The Compounding Effect
Venture firms keep reinventing this model independently. The reason: it compounds.
Work-Bench's first fund was $10 million. By the time they raised their fourth, it was $160 million. Not because they got better at picking startups. Because their relationship network deepened, their problem catalog expanded, and their pattern recognition improved. Each successful match created a reference that attracted more executives to the community, which surfaced more problems, which attracted better solutions.
For revenue teams, the same flywheel operates:
- Deep discovery surfaces the buyer's real problem
- Precise matching demonstrates competence
- Successful implementation creates a reference
- The reference attracts similar executives
- Similar executives bring similar problems
- Pattern recognition accelerates matching
- Back to step 1, but faster
This is why the best enterprise sales teams are not organized around products or territories. They're organized around problem categories. The rep who has solved the "we can't forecast accurately" problem twelve times is exponentially more effective than a generalist -- not because they're a better seller, but because they've built the problem-first catalog that lets them match immediately.

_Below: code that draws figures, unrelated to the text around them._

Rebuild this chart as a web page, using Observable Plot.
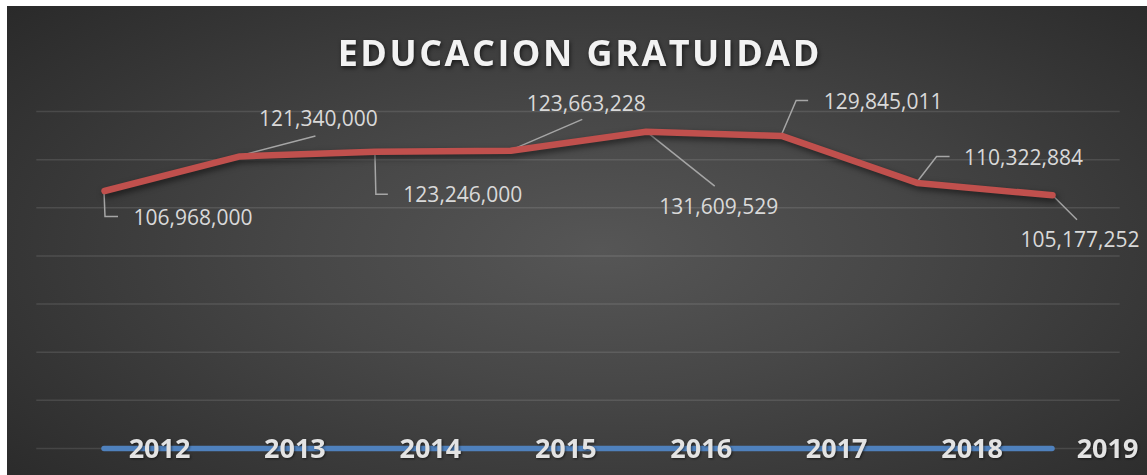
<!DOCTYPE html>
<html>
<head>
<meta charset="utf-8">
<script src="https://cdn.jsdelivr.net/npm/d3@7"></script>
<script src="https://cdn.jsdelivr.net/npm/@observablehq/plot@0.6"></script>
<style>
  html, body { margin: 0; padding: 0; background: #ffffff; }
  #chart { position: absolute; left: 7px; top: 6px; width: 1140px; height: 469px; overflow: hidden; }
</style>
</head>
<body>
<div id="chart"></div>
<script>
// ---- data ----
const title = "EDUCACION GRATUIDAD";
const years = [2012, 2013, 2014, 2015, 2016, 2017, 2018, 2019];
const values = [106968000, 121340000, 123246000, 123663228, 131609529, 129845011, 110322884, 105177252];
const gridTicks = [20e6, 40e6, 60e6, 80e6, 100e6, 120e6, 140e6];

// ---- layout of the data labels (pixel offsets from each point) ----
const labelOffsets = [[29, 27], [19, -37], [28, 43], [16, -47], [13, 76], [42, -34], [47, -25], [-32, 45]];
const leaderOffsets = [
  [[0, 1], [1, 26], [14, 26]],
  [[0, 0], [76, -20]],
  [[0, 0], [1, 43], [13, 43]],
  [[0, 0], [72, -31]],
  [[0, 0], [69, 55]],
  [[0, 0], [15, -35], [27, -35]],
  [[0, 0], [20, -26], [33, -26]],
  [[0, 0], [25, 25]]
];

const rows = years.map((year, i) => ({year, value: values[i], label: d3.format(",")(values[i])}));

const labelMarks = rows.map((d, i) => Plot.text([d], {
  x: "year", y: "value", text: "label",
  dx: labelOffsets[i][0], dy: labelOffsets[i][1],
  textAnchor: "start", lineAnchor: "middle",
  fill: "#d9d9d9", fontSize: 21, fontFamily: "Open Sans"
}));

const leaders = (index, scales) => {
  const g = d3.create("svg:g").attr("class", "leaders");
  rows.forEach((d, i) => {
    const px = scales.x(d.year), py = scales.y(d.value);
    const pts = leaderOffsets[i].map(([ox, oy]) => [px + ox, py + oy]);
    g.append("path")
      .attr("d", d3.line()(pts))
      .attr("fill", "none")
      .attr("stroke", "#a6a6a6")
      .attr("stroke-width", 1.5);
  });
  return g.node();
};

const yearMark = Plot.text(years, {
  x: d => d, y: () => 0, text: d => String(d), dx: 55, dy: 1,
  fontSize: 27, fontWeight: "bold", fill: "#e3e3e3", fontFamily: "Open Sans",
  textAnchor: "middle", lineAnchor: "middle"
});

const titleMark = Plot.text([title], {
  frameAnchor: "top", dy: -57, dx: 1.25, text: d => d,
  fontSize: 36, fontWeight: "bold", fill: "#f2f2f2", fontFamily: "Open Sans",
  lineAnchor: "middle"
});

const chart = Plot.plot({
  width: 1140,
  height: 469,
  marginLeft: 97,
  marginRight: 95,
  marginTop: 105,
  marginBottom: 27,
  x: {type: "linear", domain: [2012, 2019], axis: null},
  y: {domain: [0, 140e6], axis: null},
  style: {
    background: "radial-gradient(ellipse 75% 85% at 52% 52%, #565656 0%, #474747 35%, #353535 70%, #262626 100%)",
    color: "#e6e6e6",
    fontFamily: "Open Sans"
  },
  marks: [
    Plot.ruleY(gridTicks, {x1: 2011.5, x2: 2019.5, stroke: "#ffffff", strokeOpacity: 0.11, strokeWidth: 1.5}),
    Plot.ruleY([0], {x1: 2011.5, x2: 2019.5, stroke: "#ffffff", strokeOpacity: 0.11, strokeWidth: 1.5}),
    Plot.ruleY([0], {x1: years[0], x2: years[years.length - 1], stroke: "#4f81bd", strokeWidth: 5.5, strokeLinecap: "round"}),
    yearMark,
    leaders,
    Plot.line(rows, {
      x: "year", y: "value", stroke: "#c0504d", strokeWidth: 6.5,
      strokeLinejoin: "round", strokeLinecap: "round"
    }),
    ...labelMarks,
    titleMark
  ]
});

// post-render styling: shadows and letter spacing
const svg = d3.select(chart);
svg.selectAll('g[aria-label="line"] path').style("filter", "drop-shadow(2px 3px 3px rgba(0,0,0,0.55))");
const textGroups = svg.selectAll('g[aria-label="text"]').nodes();
d3.select(textGroups[0]).selectAll("text").style("filter", "drop-shadow(1px 1px 1px rgba(0,0,0,0.5))");
d3.select(textGroups[textGroups.length - 1]).selectAll("text")
  .style("letter-spacing", "2.5px")
  .style("filter", "drop-shadow(1px 2px 2px rgba(0,0,0,0.6))");

document.getElementById("chart").appendChild(chart);
</script>
</body>
</html>
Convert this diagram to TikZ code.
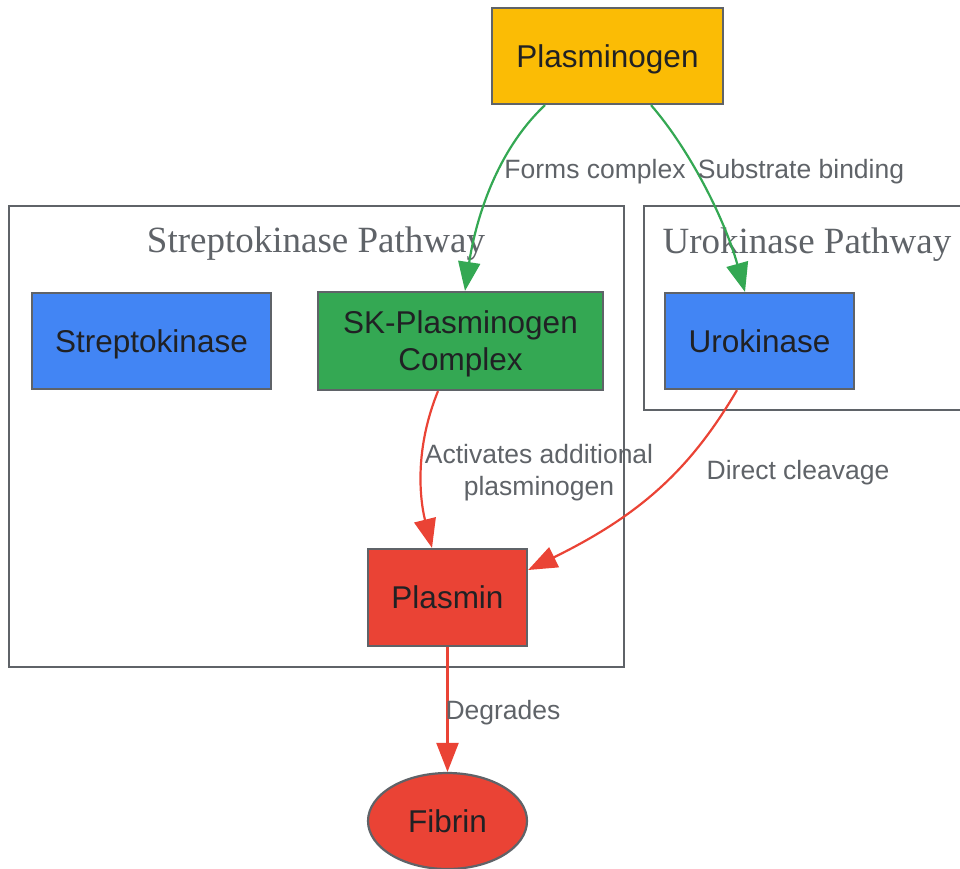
\documentclass[tikz,border=0pt]{standalone}
\usepackage{fontspec}
\setmainfont{Liberation Sans}
\newfontfamily\titlefont{Liberation Serif}
\usetikzlibrary{shapes.geometric,arrows.meta}
\definecolor{gy}{HTML}{FBBC05}
\definecolor{gb}{HTML}{4285F4}
\definecolor{gg}{HTML}{34A853}
\definecolor{gr}{HTML}{EA4335}
\definecolor{bordc}{HTML}{5F6368}
\definecolor{txtc}{HTML}{202124}
\tikzset{
  nodebase/.style={draw=bordc, line width=2.2pt, text=txtc, align=center,
    font=\fontsize{31.5}{37}\selectfont, inner sep=0pt},
  nodebox/.style={nodebase, text height=22.6pt, text depth=0pt},
  clusterbox/.style={draw=bordc, line width=2.2pt},
  clustertitle/.style={text=bordc, font=\titlefont\fontsize{37}{40}\selectfont, inner sep=0pt,
    text height=24.5pt, text depth=0pt},
  elabelbase/.style={text=bordc, font=\fontsize{26.5}{32}\selectfont, align=center, inner sep=0pt},
  elabel/.style={elabelbase, text height=19pt, text depth=0pt},
  conn/.style={line width=2.2pt, -{Triangle[length=29pt,width=22pt]}},
}
\begin{document}
\begin{tikzpicture}[x=1pt,y=-1pt]
\useasboundingbox (0,0) rectangle (960,868);
% clusters
\draw[clusterbox] (9,206) rectangle (624,667);
\node[clustertitle] (t1) at (316,240.5) {Streptokinase Pathway};
\draw[clusterbox] (964,206) -- (644,206) -- (644,410) -- (964,410);
\node[clustertitle] (t2) at (807,241) {Urokinase Pathway};
% nodes
\node[nodebox, fill=gy, minimum width=231pt, minimum height=96pt] (plg) at (607.5,56) {Plasminogen};
\node[nodebox, fill=gb, minimum width=239pt, minimum height=96pt] (sk) at (151.5,341) {Streptokinase};
\node[nodebase, fill=gg, minimum width=285pt, minimum height=98pt] (skc) at (460.5,341)
  {\raisebox{-3.5pt}[\height][\depth]{\begin{tabular}{@{}c@{}}SK-Plasminogen\\Complex\end{tabular}}};
\node[nodebox, fill=gb, minimum width=189pt, minimum height=96pt] (uro) at (759.5,341) {Urokinase};
\node[nodebox, fill=gr, minimum width=159pt, minimum height=97pt] (pla) at (447.5,597.5) {Plasmin};
\node[nodebox, fill=gr, ellipse, minimum width=159pt, minimum height=96pt] (fib) at (447.5,821) {Fibrin};
% connectors
\draw[conn, draw=gg] ([xshift=-62.5pt]plg.south) .. controls (492,155) and (474,230) .. ([xshift=4.5pt]skc.north);
\draw[conn, draw=gg] ([xshift=43.5pt]plg.south) .. controls (690,150) and (725,220) .. ([xshift=-14.5pt]uro.north);
\draw[conn, draw=gr] ([xshift=-22.5pt]skc.south) .. controls (414,450) and (420,500) .. ([xshift=-15.5pt]pla.north);
\draw[conn, draw=gr] ([xshift=-22.5pt]uro.south) .. controls (690,470) and (640,515) .. ([yshift=27.5pt]pla.east);
\draw[conn, draw=gr] (pla.south) -- (fib.north);
% labels
\node[elabel] (l1) at (595,169) {Forms complex};
\node[elabel] (l2) at (801,169) {Substrate binding};
\node[elabelbase] (l3) at (539,473) {Activates additional\\plasminogen};
\node[elabel] (l4) at (798,470) {Direct cleavage};
\node[elabel] (l5) at (503,710) {Degrades};
\end{tikzpicture}
\end{document}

The Revenue Organization as Venture Fund
The final insight from the problem-first investors is the most important.
Andrew Ng's AI Fund doesn't just invest. It builds alongside the team. "Our team is very AI-enabled... everyone knows how to code. We're literally all builders." SVCI members don't just write checks. They provide product strategy feedback, pricing guidance, and operational expertise. Work-Bench doesn't just wire money. They make customer introductions that determine whether a company succeeds or fails at the zero-to-one stage.
The common thread: they don't stand apart from the value creation. They are part of it.
The best revenue organizations operate the same way. They don't just sell a product and walk away. They co-create the outcome with the buyer. The rep who understands the buyer's problem deeply enough to reshape the implementation plan. The customer success manager who identifies an expansion opportunity the buyer hadn't considered. The executive sponsor who connects two customers facing similar challenges.
This is what separates transactional selling from enterprise selling. And it's what makes the problem-first playbook so durable. When your starting point is the buyer's unresolved problem -- genuinely understood, carefully cataloged, precisely matched -- the relationship doesn't end at close. It compounds.
The venture investors figured this out. The revenue leaders who adopt the same methodology will outperform those who don't. Not by a little. By the same margin that Work-Bench's returns exceed the average seed fund.
Start with the problem. Everything else follows.